Reproduce exactly, with no pictures, each line from the opening of the material down through the line containing "import pandas as pd".

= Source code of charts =

===============

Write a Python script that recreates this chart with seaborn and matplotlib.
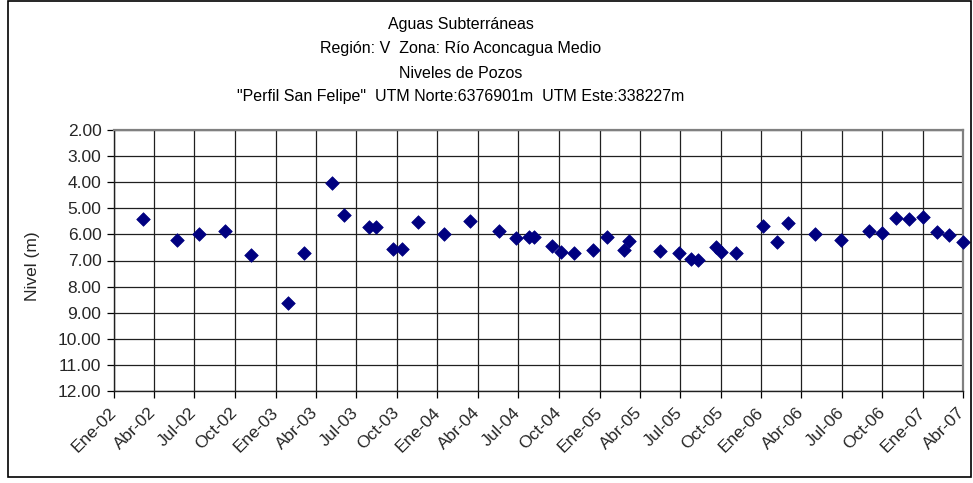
import matplotlib
matplotlib.use("Agg")
import matplotlib.pyplot as plt
from matplotlib.patches import Rectangle
import seaborn as sns
import pandas as pd

# Fechas de medición y nivel del agua (m bajo superficie)
fechas = [
    "2002-03-07", "2002-05-24", "2002-07-12", "2002-09-08", "2002-11-06",
    "2003-01-29", "2003-03-06", "2003-05-08", "2003-06-04", "2003-07-31",
    "2003-08-16", "2003-09-23", "2003-10-13", "2003-11-18", "2004-01-15",
    "2004-03-15", "2004-05-18", "2004-06-26", "2004-07-26", "2004-08-05",
    "2004-09-15", "2004-10-06", "2004-11-05", "2004-12-18", "2005-01-17",
    "2005-02-24", "2005-03-08", "2005-05-18", "2005-06-30", "2005-07-27",
    "2005-08-11", "2005-09-20", "2005-10-02", "2005-11-04", "2006-01-05",
    "2006-02-06", "2006-03-01", "2006-05-01", "2006-06-30", "2006-09-01",
    "2006-10-01", "2006-10-31", "2006-11-30", "2006-12-31", "2007-02-01",
    "2007-03-01", "2007-04-01",
]
niveles = [
    5.41, 6.21, 5.98, 5.86, 6.78,
    8.64, 6.70, 4.03, 5.26, 5.70,
    5.70, 6.57, 6.57, 5.52, 5.97,
    5.47, 5.86, 6.14, 6.11, 6.11,
    6.44, 6.69, 6.71, 6.60, 6.11,
    6.60, 6.24, 6.62, 6.70, 6.93,
    6.99, 6.50, 6.67, 6.72, 5.69,
    6.30, 5.55, 5.97, 6.20, 5.88,
    5.95, 5.37, 5.42, 5.32, 5.92,
    6.02, 6.29,
]

# Marcas trimestrales del eje X
meses = {1: "Ene", 4: "Abr", 7: "Jul", 10: "Oct"}
marcas = pd.date_range("2002-01-01", "2007-04-01", freq="QS-JAN")
etiquetas = [f"{meses[d.month]}-{d.strftime('%y')}" for d in marcas]
niveles_y = list(range(2, 13))

titulo = [
    "Aguas Subterráneas",
    "Región: V  Zona: Río Aconcagua Medio",
    "Niveles de Pozos",
    '"Perfil San Felipe"  UTM Norte:6376901m  UTM Este:338227m',
]

df = pd.DataFrame({"fecha": pd.to_datetime(fechas), "nivel": niveles})

sns.set_theme(style="white")
plt.rcParams["font.family"] = ["Liberation Sans", "DejaVu Sans"]

W, H = 973, 483
fig = plt.figure(figsize=(W / 100, H / 100), dpi=100)
ax = fig.add_axes([114 / W, 1 - 391 / H, (963 - 114) / W, (391 - 130) / H])

sns.scatterplot(data=df, x="fecha", y="nivel", ax=ax, marker="D", s=48,
                color="#000080", edgecolor="#000080", linewidth=0.5,
                zorder=3, clip_on=False)

ax.set_xlim(marcas[0], marcas[-1])
ax.set_ylim(12, 2)
ax.set_xticks(marcas)
ax.set_xticklabels(etiquetas, rotation=45, ha="right", va="center",
                   rotation_mode="anchor", fontsize=12.5)
ax.set_yticks(niveles_y)
ax.set_yticklabels([f"{v:.2f}" for v in niveles_y], fontsize=12.5)
ax.grid(True, color="#202020", linewidth=0.9)
ax.set_axisbelow(True)
ax.set_xlabel("")
ax.set_ylabel("Nivel (m)", fontsize=12.5)
ax.yaxis.label.set_va("center")
ax.yaxis.set_label_coords(-(114 - 33) / (963 - 114), 0.48)
ax.tick_params(axis="y", which="major", length=5, width=0.9, color="black",
               direction="out", pad=4, left=True)
ax.tick_params(axis="x", which="major", length=5, width=0.9, color="black",
               direction="out", pad=9, bottom=True)
for lado in ("top", "right"):
    ax.spines[lado].set_color("#808080")
    ax.spines[lado].set_linewidth(1.6)
for lado in ("left", "bottom"):
    ax.spines[lado].set_color("#202020")
    ax.spines[lado].set_linewidth(1.0)

# Títulos del gráfico
for i, linea in enumerate(titulo):
    fig.text(461 / W, 1 - (25 + 24 * i) / H, linea, ha="center", va="center",
             fontsize=11.5, color="black")

# Marco exterior del gráfico
fig.patches.append(Rectangle((8 / W, 1 - 477 / H), (971 - 8) / W, (477 - 1) / H,
                             transform=fig.transFigure, fill=False,
                             edgecolor="black", linewidth=1.2))

fig.savefig("out.png", dpi=100)
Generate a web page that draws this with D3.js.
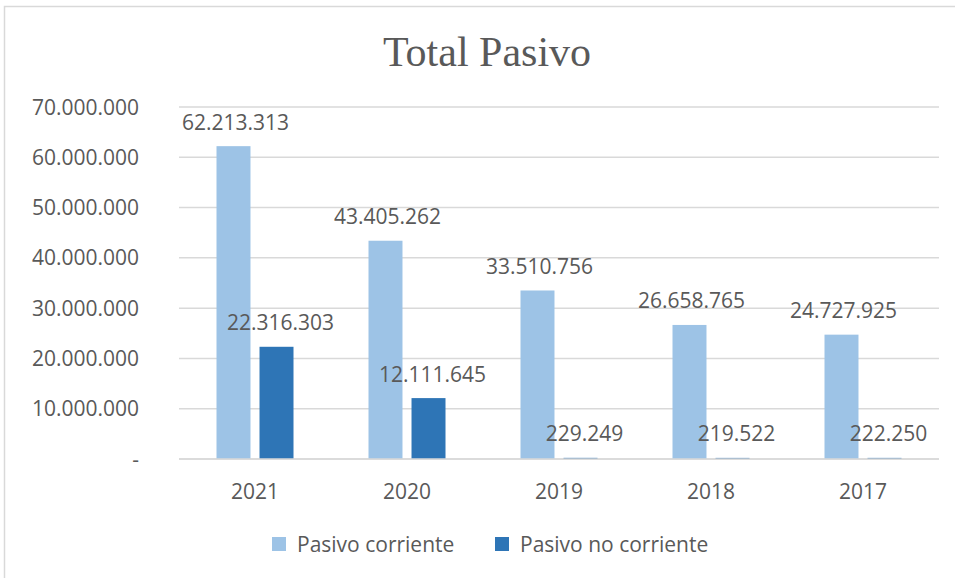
<!DOCTYPE html>
<html>
<head>
<meta charset="utf-8">
<script src="https://cdn.jsdelivr.net/npm/d3@7"></script>
<style>
  body { margin: 0; background: #fff; }
  svg text { font-family: "Open Sans", sans-serif; fill: #595959; }
</style>
</head>
<body>
<svg id="chart" width="955" height="578"></svg>
<script>
const years = ["2021", "2020", "2019", "2018", "2017"];
const corriente = [62213313, 43405262, 33510756, 26658765, 24727925];
const noCorriente = [22316303, 12111645, 229249, 219522, 222250];
const seriesNames = ["Pasivo corriente", "Pasivo no corriente"];
const colors = ["#9DC3E6", "#2E75B6"];
const yTicks = [0, 10000000, 20000000, 30000000, 40000000, 50000000, 60000000, 70000000];

const locale = d3.formatLocale({ decimal: ",", thousands: ".", grouping: [3], currency: ["", ""] });
const fmt = locale.format(",d");

const svg = d3.select("#chart");

// outer frame
svg.append("rect")
    .attr("x", 4.5).attr("y", 6.5)
    .attr("width", 1000).attr("height", 600)
    .attr("fill", "none").attr("stroke", "#d9d9d9").attr("stroke-width", 1.5);

svg.append("text")
    .attr("x", 487).attr("y", 66)
    .attr("text-anchor", "middle")
    .style("font-family", "'Liberation Serif', 'Times New Roman', serif")
    .style("font-size", "42px")
    .text("Total Pasivo");

const plotLeft = 179, plotRight = 939, plotTop = 107, plotBottom = 459;

const x = d3.scaleBand().domain(years).range([plotLeft, plotRight]);
const x1 = d3.scaleBand().domain([0, 1]).range([0, 77]).paddingInner(0.21);
const y = d3.scaleLinear().domain([0, 70000000]).range([plotBottom, plotTop]);

// gridlines
svg.append("g").selectAll("line").data(yTicks).join("line")
    .attr("x1", plotLeft).attr("x2", plotRight)
    .attr("y1", d => y(d)).attr("y2", d => y(d))
    .attr("stroke", "#d9d9d9").attr("stroke-width", 1.5);

// y labels
svg.append("g").selectAll("text").data(yTicks).join("text")
    .attr("x", 139).attr("y", d => y(d) + 7.5)
    .attr("text-anchor", "end")
    .style("font-size", "21px")
    .text(d => d === 0 ? "-" : fmt(d));

const series = [corriente, noCorriente];
const groupOffset = (x.bandwidth() - 77) / 2;

series.forEach((vals, s) => {
    const g = svg.append("g");
    g.selectAll("rect").data(vals).join("rect")
        .attr("x", (d, i) => x(years[i]) + groupOffset + x1(s))
        .attr("width", x1.bandwidth())
        .attr("y", d => y(d))
        .attr("height", d => plotBottom - y(d))
        .attr("fill", colors[s]);
    g.selectAll("text").data(vals).join("text")
        .attr("x", (d, i) => x(years[i]) + groupOffset + x1(s) + x1.bandwidth() / 2 + (s === 1 ? 4 : 2))
        .attr("y", d => y(d) - 16.5)
        .attr("text-anchor", "middle")
        .style("font-size", "21px")
        .text(d => fmt(d));
});

// baseline
svg.append("line")
    .attr("x1", plotLeft).attr("x2", plotRight)
    .attr("y1", plotBottom).attr("y2", plotBottom)
    .attr("stroke", "#d9d9d9").attr("stroke-width", 1.5);

// x labels
svg.append("g").selectAll("text").data(years).join("text")
    .attr("x", d => x(d) + x.bandwidth() / 2)
    .attr("y", 498.5)
    .attr("text-anchor", "middle")
    .style("font-size", "21px")
    .text(d => d);

// legend
const legendX = [272, 495];
const legend = svg.append("g").selectAll("g").data(seriesNames).join("g")
    .attr("transform", (d, i) => `translate(${legendX[i]},537)`);
legend.append("rect").attr("width", 14).attr("height", 14).attr("fill", (d, i) => colors[i]);
legend.append("text").attr("x", 25).attr("y", 14.5).style("font-size", "21px").text(d => d);
</script>
</body>
</html>
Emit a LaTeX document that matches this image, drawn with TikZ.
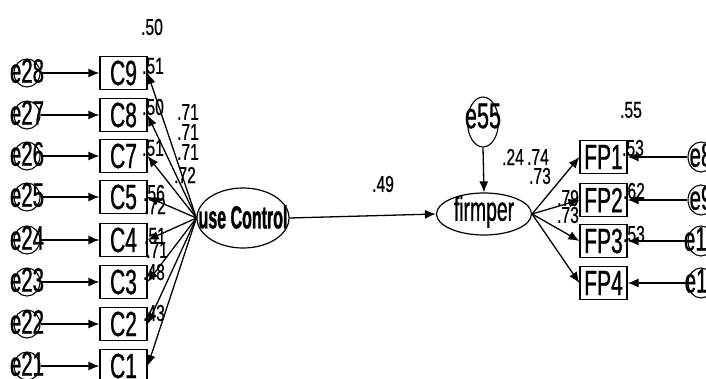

===============

= EXERCISE ANSWER =
Write a Python script that recreates this chart with seaborn and matplotlib.
import matplotlib
matplotlib.use("Agg")
import matplotlib.pyplot as plt
from matplotlib.patches import Rectangle
import seaborn as sns
import pandas as pd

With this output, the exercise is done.